Reproduce the listing exactly and skip over any pictures.

^^^^

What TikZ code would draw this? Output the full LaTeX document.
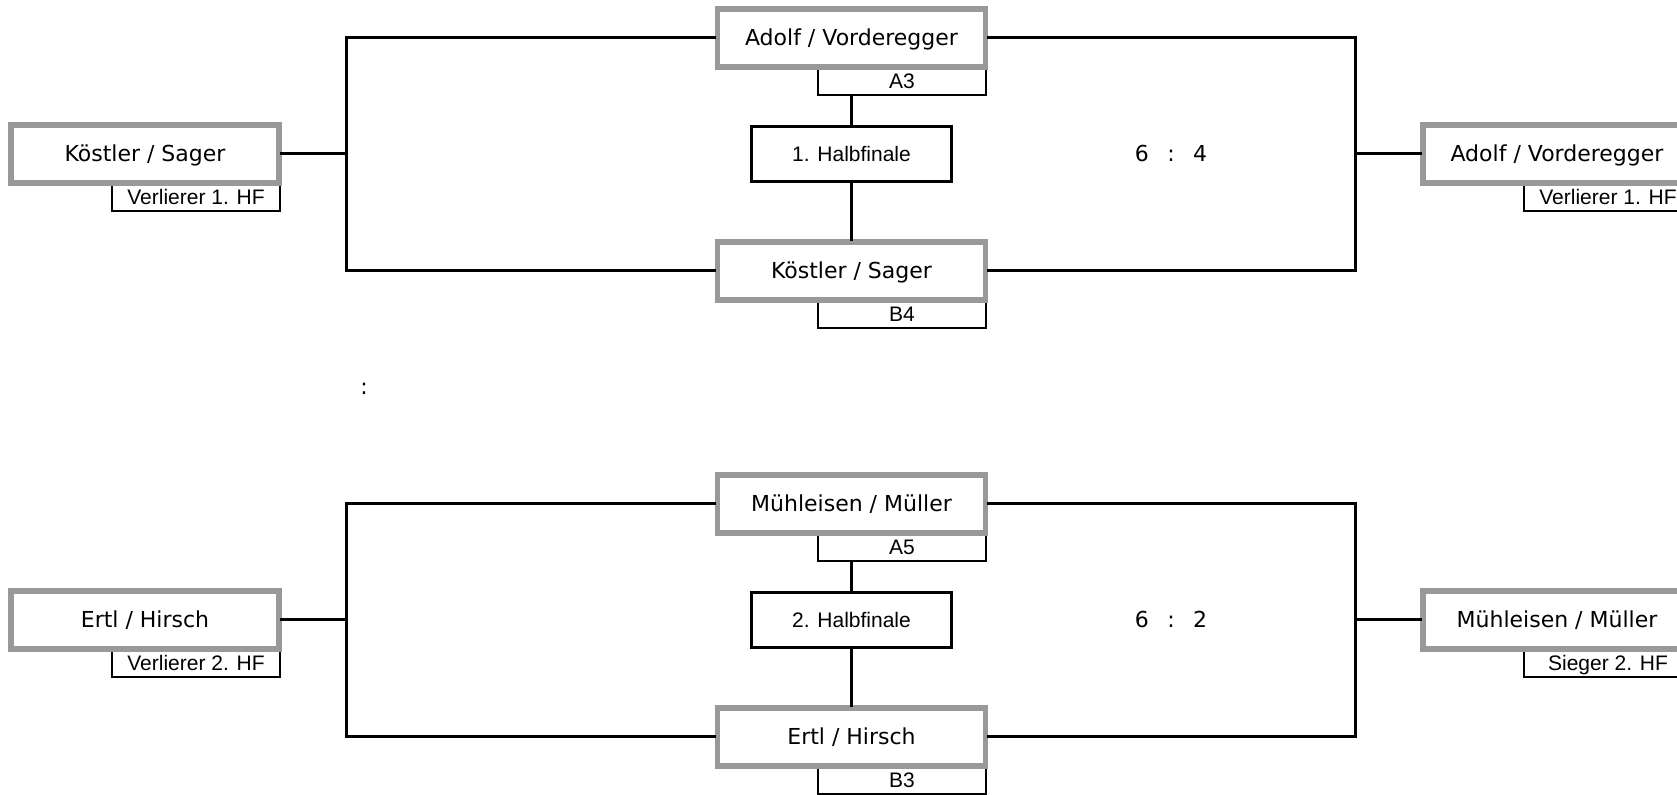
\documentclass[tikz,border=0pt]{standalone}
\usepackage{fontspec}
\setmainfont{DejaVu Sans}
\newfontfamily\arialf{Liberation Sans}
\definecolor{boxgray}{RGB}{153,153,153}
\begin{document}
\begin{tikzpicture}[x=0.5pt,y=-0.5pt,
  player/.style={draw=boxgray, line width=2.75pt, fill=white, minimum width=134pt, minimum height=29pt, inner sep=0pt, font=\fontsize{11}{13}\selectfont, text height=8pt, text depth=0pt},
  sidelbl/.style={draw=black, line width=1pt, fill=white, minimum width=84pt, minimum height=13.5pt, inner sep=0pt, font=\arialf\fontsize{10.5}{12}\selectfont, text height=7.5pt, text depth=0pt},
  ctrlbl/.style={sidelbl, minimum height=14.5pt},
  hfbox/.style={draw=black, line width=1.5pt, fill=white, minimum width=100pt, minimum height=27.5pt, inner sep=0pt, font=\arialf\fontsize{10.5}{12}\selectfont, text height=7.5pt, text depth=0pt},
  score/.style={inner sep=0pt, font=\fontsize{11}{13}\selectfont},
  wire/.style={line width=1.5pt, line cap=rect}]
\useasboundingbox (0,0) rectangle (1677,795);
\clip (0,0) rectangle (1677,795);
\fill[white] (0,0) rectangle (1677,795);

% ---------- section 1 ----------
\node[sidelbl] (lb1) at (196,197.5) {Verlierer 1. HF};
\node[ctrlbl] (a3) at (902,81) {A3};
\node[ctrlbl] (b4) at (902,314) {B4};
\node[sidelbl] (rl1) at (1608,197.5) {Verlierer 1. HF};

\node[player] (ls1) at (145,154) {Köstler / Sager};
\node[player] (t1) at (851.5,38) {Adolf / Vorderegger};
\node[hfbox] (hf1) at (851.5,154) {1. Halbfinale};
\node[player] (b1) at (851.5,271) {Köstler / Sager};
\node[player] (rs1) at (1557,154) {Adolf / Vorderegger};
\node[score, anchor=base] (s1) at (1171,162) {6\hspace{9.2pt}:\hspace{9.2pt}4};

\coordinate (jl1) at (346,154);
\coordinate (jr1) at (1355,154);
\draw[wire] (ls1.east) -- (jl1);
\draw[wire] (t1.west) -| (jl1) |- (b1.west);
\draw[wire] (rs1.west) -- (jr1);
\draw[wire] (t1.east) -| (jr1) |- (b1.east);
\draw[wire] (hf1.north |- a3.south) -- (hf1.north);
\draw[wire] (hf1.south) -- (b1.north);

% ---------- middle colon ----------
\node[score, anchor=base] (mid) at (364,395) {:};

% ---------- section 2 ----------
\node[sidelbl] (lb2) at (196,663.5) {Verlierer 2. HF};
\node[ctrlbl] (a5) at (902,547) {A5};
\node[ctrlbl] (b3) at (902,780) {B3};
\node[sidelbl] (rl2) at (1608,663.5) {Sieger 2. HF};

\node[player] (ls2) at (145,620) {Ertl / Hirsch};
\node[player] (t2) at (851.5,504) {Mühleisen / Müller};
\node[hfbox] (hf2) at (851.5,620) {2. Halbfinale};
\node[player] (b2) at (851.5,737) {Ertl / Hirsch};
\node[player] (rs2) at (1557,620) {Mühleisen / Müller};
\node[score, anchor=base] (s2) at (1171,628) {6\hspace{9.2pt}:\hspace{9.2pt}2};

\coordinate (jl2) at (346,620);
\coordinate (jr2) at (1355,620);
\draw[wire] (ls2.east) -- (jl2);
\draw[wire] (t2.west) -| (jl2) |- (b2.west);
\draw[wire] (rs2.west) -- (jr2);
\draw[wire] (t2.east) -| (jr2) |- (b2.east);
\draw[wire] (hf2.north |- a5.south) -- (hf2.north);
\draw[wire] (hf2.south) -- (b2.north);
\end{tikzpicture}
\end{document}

^^^^

Finished answer:
What TikZ code would draw this? Output the full LaTeX document.
\documentclass[tikz,border=0pt]{standalone}
\usepackage{fontspec}
\setmainfont{DejaVu Sans}
\newfontfamily\arialf{Liberation Sans}
\definecolor{boxgray}{RGB}{153,153,153}
\begin{document}
\begin{tikzpicture}[x=0.5pt,y=-0.5pt,
  player/.style={draw=boxgray, line width=2.75pt, fill=white, minimum width=134pt, minimum height=29pt, inner sep=0pt, font=\fontsize{11}{13}\selectfont, text height=8pt, text depth=0pt},
  sidelbl/.style={draw=black, line width=1pt, fill=white, minimum width=84pt, minimum height=13.5pt, inner sep=0pt, font=\arialf\fontsize{10.5}{12}\selectfont, text height=7.5pt, text depth=0pt},
  ctrlbl/.style={sidelbl, minimum height=14.5pt},
  hfbox/.style={draw=black, line width=1.5pt, fill=white, minimum width=100pt, minimum height=27.5pt, inner sep=0pt, font=\arialf\fontsize{10.5}{12}\selectfont, text height=7.5pt, text depth=0pt},
  score/.style={inner sep=0pt, font=\fontsize{11}{13}\selectfont},
  wire/.style={line width=1.5pt, line cap=rect}]
\useasboundingbox (0,0) rectangle (1677,795);
\clip (0,0) rectangle (1677,795);
\fill[white] (0,0) rectangle (1677,795);

% ---------- section 1 ----------
\node[sidelbl] (lb1) at (196,197.5) {Verlierer 1. HF};
\node[ctrlbl] (a3) at (902,81) {A3};
\node[ctrlbl] (b4) at (902,314) {B4};
\node[sidelbl] (rl1) at (1608,197.5) {Verlierer 1. HF};

\node[player] (ls1) at (145,154) {Köstler / Sager};
\node[player] (t1) at (851.5,38) {Adolf / Vorderegger};
\node[hfbox] (hf1) at (851.5,154) {1. Halbfinale};
\node[player] (b1) at (851.5,271) {Köstler / Sager};
\node[player] (rs1) at (1557,154) {Adolf / Vorderegger};
\node[score, anchor=base] (s1) at (1171,162) {6\hspace{9.2pt}:\hspace{9.2pt}4};

\coordinate (jl1) at (346,154);
\coordinate (jr1) at (1355,154);
\draw[wire] (ls1.east) -- (jl1);
\draw[wire] (t1.west) -| (jl1) |- (b1.west);
\draw[wire] (rs1.west) -- (jr1);
\draw[wire] (t1.east) -| (jr1) |- (b1.east);
\draw[wire] (hf1.north |- a3.south) -- (hf1.north);
\draw[wire] (hf1.south) -- (b1.north);

% ---------- middle colon ----------
\node[score, anchor=base] (mid) at (364,395) {:};

% ---------- section 2 ----------
\node[sidelbl] (lb2) at (196,663.5) {Verlierer 2. HF};
\node[ctrlbl] (a5) at (902,547) {A5};
\node[ctrlbl] (b3) at (902,780) {B3};
\node[sidelbl] (rl2) at (1608,663.5) {Sieger 2. HF};

\node[player] (ls2) at (145,620) {Ertl / Hirsch};
\node[player] (t2) at (851.5,504) {Mühleisen / Müller};
\node[hfbox] (hf2) at (851.5,620) {2. Halbfinale};
\node[player] (b2) at (851.5,737) {Ertl / Hirsch};
\node[player] (rs2) at (1557,620) {Mühleisen / Müller};
\node[score, anchor=base] (s2) at (1171,628) {6\hspace{9.2pt}:\hspace{9.2pt}2};

\coordinate (jl2) at (346,620);
\coordinate (jr2) at (1355,620);
\draw[wire] (ls2.east) -- (jl2);
\draw[wire] (t2.west) -| (jl2) |- (b2.west);
\draw[wire] (rs2.west) -- (jr2);
\draw[wire] (t2.east) -| (jr2) |- (b2.east);
\draw[wire] (hf2.north |- a5.south) -- (hf2.north);
\draw[wire] (hf2.south) -- (b2.north);
\end{tikzpicture}
\end{document}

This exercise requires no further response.